- [What needs to be done]: Set down word for word each line from the start of the listing through the line that contains "const totalSlots = 164;", both included.

- [Supplied data]:
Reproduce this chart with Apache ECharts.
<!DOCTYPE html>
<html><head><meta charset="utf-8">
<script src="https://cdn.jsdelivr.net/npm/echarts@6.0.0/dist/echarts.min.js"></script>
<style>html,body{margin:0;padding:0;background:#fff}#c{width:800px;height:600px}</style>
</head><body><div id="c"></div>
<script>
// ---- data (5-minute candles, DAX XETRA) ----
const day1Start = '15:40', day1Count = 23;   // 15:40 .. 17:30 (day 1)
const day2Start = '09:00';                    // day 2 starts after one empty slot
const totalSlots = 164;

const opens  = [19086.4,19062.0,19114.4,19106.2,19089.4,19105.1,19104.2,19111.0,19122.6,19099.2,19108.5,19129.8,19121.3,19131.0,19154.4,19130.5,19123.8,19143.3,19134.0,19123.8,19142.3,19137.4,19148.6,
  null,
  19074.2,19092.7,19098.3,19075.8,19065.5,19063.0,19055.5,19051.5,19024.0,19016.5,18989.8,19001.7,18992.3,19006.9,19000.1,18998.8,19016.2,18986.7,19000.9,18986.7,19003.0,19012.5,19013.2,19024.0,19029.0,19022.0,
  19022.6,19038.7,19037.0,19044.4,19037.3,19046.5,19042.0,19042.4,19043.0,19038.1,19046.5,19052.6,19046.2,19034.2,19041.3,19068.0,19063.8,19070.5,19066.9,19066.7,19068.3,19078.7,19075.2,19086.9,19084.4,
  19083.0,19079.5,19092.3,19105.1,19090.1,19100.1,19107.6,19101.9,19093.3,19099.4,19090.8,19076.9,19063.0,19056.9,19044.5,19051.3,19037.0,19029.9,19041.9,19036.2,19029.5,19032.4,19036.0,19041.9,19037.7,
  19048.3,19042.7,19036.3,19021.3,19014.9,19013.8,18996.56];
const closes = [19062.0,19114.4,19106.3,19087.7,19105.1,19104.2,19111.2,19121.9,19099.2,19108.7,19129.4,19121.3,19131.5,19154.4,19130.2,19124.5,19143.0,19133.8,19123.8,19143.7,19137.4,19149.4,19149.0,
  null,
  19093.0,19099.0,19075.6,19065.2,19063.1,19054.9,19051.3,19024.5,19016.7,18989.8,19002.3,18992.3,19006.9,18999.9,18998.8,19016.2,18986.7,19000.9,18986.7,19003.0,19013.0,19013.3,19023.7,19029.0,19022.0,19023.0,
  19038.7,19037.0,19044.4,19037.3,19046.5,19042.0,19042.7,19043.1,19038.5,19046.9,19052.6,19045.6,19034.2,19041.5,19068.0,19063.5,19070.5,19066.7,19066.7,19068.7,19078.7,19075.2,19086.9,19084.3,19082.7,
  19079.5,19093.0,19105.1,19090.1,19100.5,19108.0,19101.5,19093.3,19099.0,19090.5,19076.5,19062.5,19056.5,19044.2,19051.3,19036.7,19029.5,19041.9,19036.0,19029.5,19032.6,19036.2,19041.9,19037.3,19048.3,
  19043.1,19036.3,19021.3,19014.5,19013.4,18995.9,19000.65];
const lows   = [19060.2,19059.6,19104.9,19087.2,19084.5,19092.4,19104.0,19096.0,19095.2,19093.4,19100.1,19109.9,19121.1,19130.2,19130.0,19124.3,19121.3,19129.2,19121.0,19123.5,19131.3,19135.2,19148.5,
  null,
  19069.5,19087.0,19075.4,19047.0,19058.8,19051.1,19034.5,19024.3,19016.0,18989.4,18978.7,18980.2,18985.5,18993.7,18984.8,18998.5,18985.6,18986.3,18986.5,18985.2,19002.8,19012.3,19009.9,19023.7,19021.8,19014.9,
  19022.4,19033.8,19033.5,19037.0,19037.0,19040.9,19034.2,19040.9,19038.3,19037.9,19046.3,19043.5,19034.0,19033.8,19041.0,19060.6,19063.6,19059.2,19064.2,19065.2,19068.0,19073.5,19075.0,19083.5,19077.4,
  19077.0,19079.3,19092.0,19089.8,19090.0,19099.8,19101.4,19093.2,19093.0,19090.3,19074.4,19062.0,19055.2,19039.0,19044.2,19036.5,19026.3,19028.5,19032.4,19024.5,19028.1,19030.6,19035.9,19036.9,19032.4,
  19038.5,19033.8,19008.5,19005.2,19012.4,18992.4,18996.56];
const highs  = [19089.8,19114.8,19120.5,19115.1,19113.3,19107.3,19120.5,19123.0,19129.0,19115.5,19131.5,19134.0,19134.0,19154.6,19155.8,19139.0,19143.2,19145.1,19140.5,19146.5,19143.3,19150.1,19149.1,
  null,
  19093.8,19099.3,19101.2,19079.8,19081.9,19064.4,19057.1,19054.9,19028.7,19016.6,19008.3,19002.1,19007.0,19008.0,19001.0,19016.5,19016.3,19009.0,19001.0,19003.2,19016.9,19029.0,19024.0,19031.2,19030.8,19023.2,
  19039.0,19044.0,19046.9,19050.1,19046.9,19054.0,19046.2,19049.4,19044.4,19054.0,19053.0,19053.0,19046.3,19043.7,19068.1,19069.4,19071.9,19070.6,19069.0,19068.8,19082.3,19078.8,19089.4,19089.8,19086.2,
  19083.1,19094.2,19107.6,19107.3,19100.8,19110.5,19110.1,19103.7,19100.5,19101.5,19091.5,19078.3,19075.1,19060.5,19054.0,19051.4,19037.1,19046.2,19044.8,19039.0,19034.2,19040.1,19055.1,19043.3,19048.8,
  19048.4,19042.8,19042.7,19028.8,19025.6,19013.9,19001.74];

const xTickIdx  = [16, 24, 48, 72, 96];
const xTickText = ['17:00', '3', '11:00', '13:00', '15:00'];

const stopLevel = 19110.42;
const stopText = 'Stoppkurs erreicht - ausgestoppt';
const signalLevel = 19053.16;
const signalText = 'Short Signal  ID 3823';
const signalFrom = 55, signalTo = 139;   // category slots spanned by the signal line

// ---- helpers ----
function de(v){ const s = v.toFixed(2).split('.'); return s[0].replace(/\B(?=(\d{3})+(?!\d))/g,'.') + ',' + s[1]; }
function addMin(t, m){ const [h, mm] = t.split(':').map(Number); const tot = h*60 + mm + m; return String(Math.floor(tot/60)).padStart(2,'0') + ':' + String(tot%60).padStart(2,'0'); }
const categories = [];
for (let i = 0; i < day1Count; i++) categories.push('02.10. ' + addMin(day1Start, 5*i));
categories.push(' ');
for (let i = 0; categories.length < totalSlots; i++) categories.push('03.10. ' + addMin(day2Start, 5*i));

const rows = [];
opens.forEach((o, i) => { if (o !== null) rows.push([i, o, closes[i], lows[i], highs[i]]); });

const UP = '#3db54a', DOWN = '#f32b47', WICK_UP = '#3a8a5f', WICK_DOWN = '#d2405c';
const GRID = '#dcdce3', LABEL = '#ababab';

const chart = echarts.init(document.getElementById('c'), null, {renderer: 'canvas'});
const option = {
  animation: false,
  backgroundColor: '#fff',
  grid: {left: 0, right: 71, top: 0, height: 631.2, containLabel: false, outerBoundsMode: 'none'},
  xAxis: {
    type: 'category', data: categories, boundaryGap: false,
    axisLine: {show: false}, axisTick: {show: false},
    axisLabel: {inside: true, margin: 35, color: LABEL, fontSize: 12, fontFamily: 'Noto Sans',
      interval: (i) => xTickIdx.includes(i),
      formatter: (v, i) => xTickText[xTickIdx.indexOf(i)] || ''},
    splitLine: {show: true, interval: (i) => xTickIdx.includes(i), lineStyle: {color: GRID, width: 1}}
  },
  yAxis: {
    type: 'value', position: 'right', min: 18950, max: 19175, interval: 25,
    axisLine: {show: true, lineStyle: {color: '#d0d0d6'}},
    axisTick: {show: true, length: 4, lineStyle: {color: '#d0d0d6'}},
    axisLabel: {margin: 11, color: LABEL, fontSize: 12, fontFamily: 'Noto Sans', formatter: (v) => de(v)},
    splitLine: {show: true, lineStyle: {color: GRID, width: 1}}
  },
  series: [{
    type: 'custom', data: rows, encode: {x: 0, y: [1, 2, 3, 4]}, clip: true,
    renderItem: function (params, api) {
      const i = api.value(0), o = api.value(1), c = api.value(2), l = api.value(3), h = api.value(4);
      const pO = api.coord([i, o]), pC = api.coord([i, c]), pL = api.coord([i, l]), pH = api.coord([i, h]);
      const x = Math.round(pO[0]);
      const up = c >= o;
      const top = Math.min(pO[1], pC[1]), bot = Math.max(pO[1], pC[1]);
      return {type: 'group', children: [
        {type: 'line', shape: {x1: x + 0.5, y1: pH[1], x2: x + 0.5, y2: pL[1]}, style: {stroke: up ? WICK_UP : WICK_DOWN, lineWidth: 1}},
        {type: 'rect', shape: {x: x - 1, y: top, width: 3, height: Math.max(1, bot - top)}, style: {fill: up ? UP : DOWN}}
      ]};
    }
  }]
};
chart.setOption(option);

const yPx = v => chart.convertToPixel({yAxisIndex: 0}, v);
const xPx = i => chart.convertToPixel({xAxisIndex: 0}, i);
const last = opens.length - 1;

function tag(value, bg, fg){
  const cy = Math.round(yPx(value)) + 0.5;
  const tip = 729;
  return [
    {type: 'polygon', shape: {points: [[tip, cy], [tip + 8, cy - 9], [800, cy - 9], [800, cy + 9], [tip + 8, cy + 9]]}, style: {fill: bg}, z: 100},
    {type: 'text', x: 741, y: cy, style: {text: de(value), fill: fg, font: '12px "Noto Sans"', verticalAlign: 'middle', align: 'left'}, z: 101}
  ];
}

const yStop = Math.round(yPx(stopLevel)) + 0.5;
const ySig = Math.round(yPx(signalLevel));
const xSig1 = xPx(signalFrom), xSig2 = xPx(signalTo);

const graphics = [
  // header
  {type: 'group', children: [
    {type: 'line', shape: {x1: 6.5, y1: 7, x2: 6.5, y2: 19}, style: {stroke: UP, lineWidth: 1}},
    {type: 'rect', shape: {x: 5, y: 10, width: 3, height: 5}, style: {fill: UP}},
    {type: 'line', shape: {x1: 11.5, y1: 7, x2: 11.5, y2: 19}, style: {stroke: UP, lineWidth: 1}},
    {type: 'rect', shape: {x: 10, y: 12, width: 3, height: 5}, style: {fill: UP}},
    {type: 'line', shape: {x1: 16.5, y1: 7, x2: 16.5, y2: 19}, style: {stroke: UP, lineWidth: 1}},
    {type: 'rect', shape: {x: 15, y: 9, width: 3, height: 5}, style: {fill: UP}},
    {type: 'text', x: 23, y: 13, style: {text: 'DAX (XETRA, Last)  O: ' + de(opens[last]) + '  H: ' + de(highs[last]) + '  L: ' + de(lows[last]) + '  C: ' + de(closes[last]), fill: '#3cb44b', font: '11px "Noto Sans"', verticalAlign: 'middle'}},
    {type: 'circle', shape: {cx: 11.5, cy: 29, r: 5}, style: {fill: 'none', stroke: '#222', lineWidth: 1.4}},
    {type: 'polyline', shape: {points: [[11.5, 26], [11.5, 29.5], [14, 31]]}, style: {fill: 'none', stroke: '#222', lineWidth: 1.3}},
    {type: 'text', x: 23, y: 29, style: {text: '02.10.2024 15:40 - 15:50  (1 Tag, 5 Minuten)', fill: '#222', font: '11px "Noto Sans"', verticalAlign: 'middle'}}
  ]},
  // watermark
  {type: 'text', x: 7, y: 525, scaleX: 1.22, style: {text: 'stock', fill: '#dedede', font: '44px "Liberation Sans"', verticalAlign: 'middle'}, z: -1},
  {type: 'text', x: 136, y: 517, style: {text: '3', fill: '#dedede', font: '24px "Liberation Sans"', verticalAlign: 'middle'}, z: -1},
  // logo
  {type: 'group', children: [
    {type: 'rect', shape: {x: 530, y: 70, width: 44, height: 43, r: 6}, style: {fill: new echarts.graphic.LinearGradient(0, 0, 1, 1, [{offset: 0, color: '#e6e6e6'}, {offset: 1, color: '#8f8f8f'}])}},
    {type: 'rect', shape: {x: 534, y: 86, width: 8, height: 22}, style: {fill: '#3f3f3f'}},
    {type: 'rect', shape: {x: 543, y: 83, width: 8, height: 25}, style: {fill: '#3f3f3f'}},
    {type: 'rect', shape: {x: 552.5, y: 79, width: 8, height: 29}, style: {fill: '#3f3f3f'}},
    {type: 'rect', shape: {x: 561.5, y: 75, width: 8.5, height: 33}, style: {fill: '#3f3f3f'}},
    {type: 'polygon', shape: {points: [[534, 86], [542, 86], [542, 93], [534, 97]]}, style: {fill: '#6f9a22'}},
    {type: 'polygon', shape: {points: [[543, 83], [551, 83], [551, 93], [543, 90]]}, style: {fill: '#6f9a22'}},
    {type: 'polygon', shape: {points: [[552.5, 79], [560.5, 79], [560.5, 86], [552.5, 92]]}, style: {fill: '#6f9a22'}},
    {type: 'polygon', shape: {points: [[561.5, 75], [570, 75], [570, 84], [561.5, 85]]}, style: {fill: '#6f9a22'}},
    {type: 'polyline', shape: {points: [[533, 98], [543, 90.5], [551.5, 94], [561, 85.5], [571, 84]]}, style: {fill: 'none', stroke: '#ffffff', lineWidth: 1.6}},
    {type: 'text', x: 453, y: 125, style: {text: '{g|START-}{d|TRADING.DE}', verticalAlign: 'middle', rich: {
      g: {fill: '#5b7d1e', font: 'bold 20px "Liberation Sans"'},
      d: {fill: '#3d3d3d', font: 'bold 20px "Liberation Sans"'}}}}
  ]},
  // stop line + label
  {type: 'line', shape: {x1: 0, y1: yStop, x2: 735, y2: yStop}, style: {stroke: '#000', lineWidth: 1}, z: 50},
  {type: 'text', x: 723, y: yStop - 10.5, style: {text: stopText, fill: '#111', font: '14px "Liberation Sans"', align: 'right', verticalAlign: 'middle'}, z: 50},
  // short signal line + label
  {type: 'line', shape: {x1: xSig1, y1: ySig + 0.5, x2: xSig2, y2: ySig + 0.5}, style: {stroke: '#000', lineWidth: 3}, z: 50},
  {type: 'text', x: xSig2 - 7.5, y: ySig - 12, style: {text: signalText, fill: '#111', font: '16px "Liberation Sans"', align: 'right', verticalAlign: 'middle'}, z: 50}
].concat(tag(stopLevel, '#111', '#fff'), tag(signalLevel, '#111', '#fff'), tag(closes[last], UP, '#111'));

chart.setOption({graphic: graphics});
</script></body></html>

- [Response for this exercise]:
Reproduce this chart with Apache ECharts.
<!DOCTYPE html>
<html><head><meta charset="utf-8">
<script src="https://cdn.jsdelivr.net/npm/echarts@6.0.0/dist/echarts.min.js"></script>
<style>html,body{margin:0;padding:0;background:#fff}#c{width:800px;height:600px}</style>
</head><body><div id="c"></div>
<script>
// ---- data (5-minute candles, DAX XETRA) ----
const day1Start = '15:40', day1Count = 23;   // 15:40 .. 17:30 (day 1)
const day2Start = '09:00';                    // day 2 starts after one empty slot
const totalSlots = 164;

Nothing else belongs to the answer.